If I boot into the sda1 installation, with sda1 mount at /, then
debconf-show grub-pc
yields
pc-install-devices: /dev/disk/by-id/ata-(WD 500G at sda)
grub-probe -t device /boot/grub
yields
/dev/sda1

If I boot into the sdc1 installation, with sdc1 mount at /, then
deb-conf-show grub-pc
yields
pc-install-devices: /dev/disk/by-id/ata-(Crucial SSD at sdc)
grub-probe -t device /boot/grub
yields
/dev/sdc1

I've installed boot-repair and generated a summary report. It's here:
http://post.ubuntu.com/10611316/


Where do I go from here?

-- Bill Johnson

wjohnson55
March 16th, 2015, 08:31 PM
Update. After looking at the output of the commands Fred suggested, and the boot-repair report, I thought it looked like I might not have to do anything. Maybe I could just disconnect the old SATA0/sda disk, move the new disk from SATA5/sdc to SATA0/sda, and the thing would boot.
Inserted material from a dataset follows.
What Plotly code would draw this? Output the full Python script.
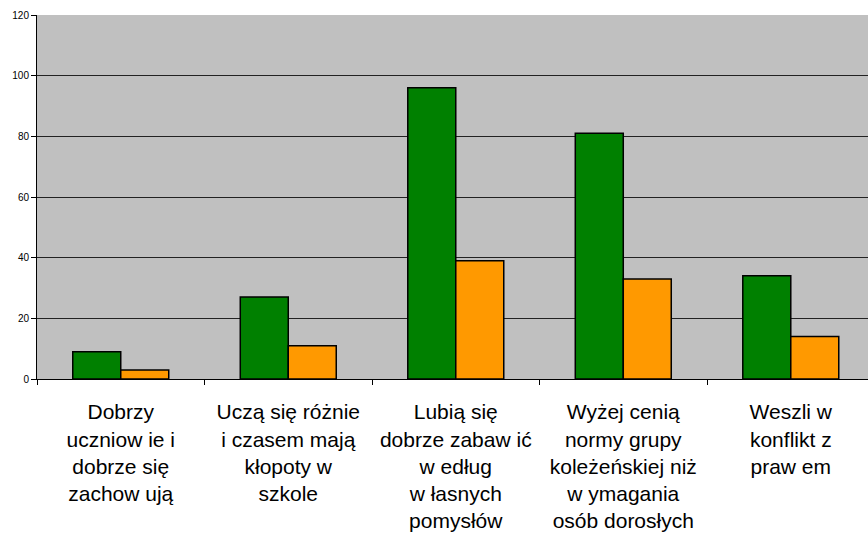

I tried, and it did! /etc/fstab calls for mounting sdc1 at /, but I guess that just quietly failed because sda1 was already mounted at / and sdc is now non-existent (unplugged). I've got some cleanup (fstab, update-grub) and some testing to do, but I expect to be able to mark this thread solved.

-- Bill Johnson

oldfred
March 16th, 2015, 09:32 PM
That was exactly what I was going to suggest: :)

There are no duplicate UUIDs and grub reinstall looks like it would reinstall to correct drive on major update. So each drive's install looks like it should work without any other, which is what I normally suggest.